On 29th April 1899, Camille Jenatzy, a Belgian of Hungarian extraction, set a new unofficial land speed record of a shade under 65.8mph, the first time a self-propelled road going vehicle had broken the 100kms per hour barrier. The significance being it was achieved with an electric car.
Looking rather akin to two bullets welded together to form a tube with pointed ends, the vehicle’s body sat on four small wooden artillery wheels shod with Michelin pneumatic tyres. The contraption was powered by two 25kW motors, each driving a rear wheel via a chain. The speed was maintained for three quarters of a mile before the car stopped. An observer of the time remarked: “This vehicle was of no use in any way as a guide to any other class of vehicle.” Jenatzy must have thought the same for he switched to gasoline/electric power, then to wholly petrol powered racing cars, winning the 1903 Gordon Bennett Trophy.
In 1900, Ferdinand Porsche, a German engineer, who was later to become regarded as one of the greatest designers of the automotive industry, created an electric car called the “Lohner-Porsche”. He was just 23 years old and with a limited education, yet Jacob Lohner gave Porsche considerable freedom to develop his machine, which had electric motors mounted inside the hubs of each front wheel. A later four-wheel drive version had motors attached to each wheel. Porsche coupled the batteries to a gasoline powered generator, making the car very heavy but capable of carrying heavy coachwork. This was all created to help explore a design for an electric omnibus. Amazingly, after exhibiting this car at the Paris Salon of 1900, Porsche was invited to meet E.W. Hart of Luton, Bedfordshire, who was keen to purchase these electric chassis for his new bus service. Hart also wished the vehicle to run on petrol as well as augmented electric power. The resultant design was a monster, weighing more than four tonnes and needing nearly two tonnes of batteries.
In 1919, Harrods ordered a fleet of American Walker electric delivery vans capable of around 19mph with a range of 60 miles. By 1935, Harrods had developed the facility to build their own electric vans, producing over the ensuing years more than 60, many of which were still in use into the 1970s.
The recent COP26 Conference in Glasgow has been rightly used as a platform to promote sustainable industry and green powered growth. This has placed an emphasis on the abolition of fossil fuels to power motor vehicles, homes, industry, aviation and shipping. As an unavoidable result, the electric car has made an irreversible comeback.

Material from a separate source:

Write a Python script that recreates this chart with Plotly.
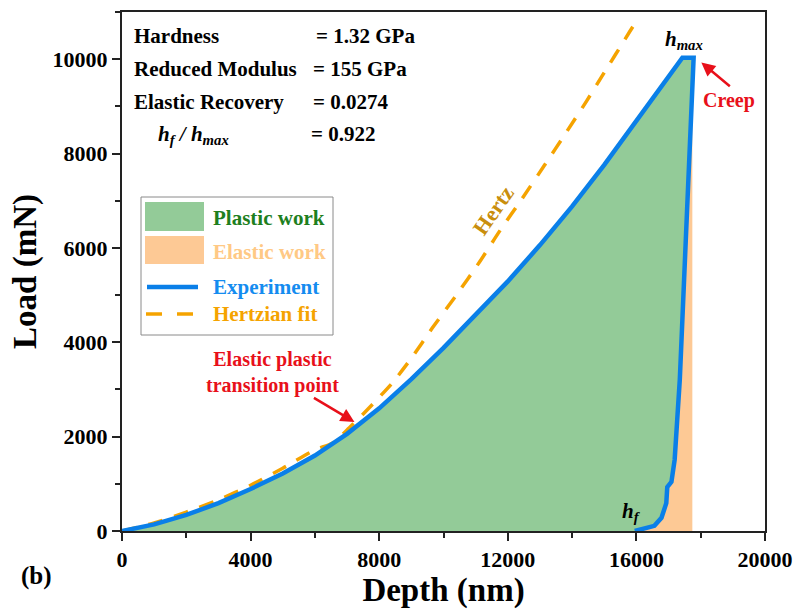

Remarkably, in over 100 years, very limited progress has been made in developing new, lighter, cheaper and more durable ways of storing electricity. A century ago, a battery was constructed of a rubber reinforced case containing lead plates and sulphuric acid. Today, a battery still has a case made of rubber or plastic, filled with plates of lead surrounded by: electrolyte, lithium ion or lithium polymer. In order to achieve range, power and capacity, a huge number of “cells” have to be packed together to make a “battery” so they occupy most of the floor of the car. (They are placed there of course for dynamic reasons – lowering the centre of gravity of the car leads to greater stability and thus safety. They are also out of the way when the car is in a collision). The disadvantage of this arrangement is still the problem of weight. A Tesla is heavy by comparison with a conventional petrol or diesel powered car, despite the elimination of the weight of a cast iron engine, gearbox, differential and fuel tank.
For manufacturers, dealers and the service sector, new pressures now arise. While electric cars will still require servicing, such work is more likely to centre on brakes, tyres, suspension and peripherals. Gone will be the replacement clutch, gearbox, head gasket, oil and filter and many more staples of the current industry. An electric car service is more likely to involve a link up to a laptop and the installation of an “update” rather than an engine overhaul. Because of these new demands, garage owners have no option but to optimise both workforce and investment in new technology and training.
As a concomitant of this new thinking in motive power design, many features of the electric car are now built in, making certain functions automatic. It is now possible to speak to your electric car remotely by mobile telephone and it can be programmed to take you to your destination by voice command. As this technology improves, more functions will be handled by the car and fewer by the “driver”, who might eventually become just another passenger.
It is this aspect that has about it the whiff of danger, for the time will come where a malfunctioning car will drive into disaster, taking its passengers with it. Who in such circumstances, will be to blame, if the car was acting according to an automatic pre-programmed set of instructions? The law has yet to be tested in this area but it will be!
We are witnessing the dawn of a new age of transport – we are going back to the future!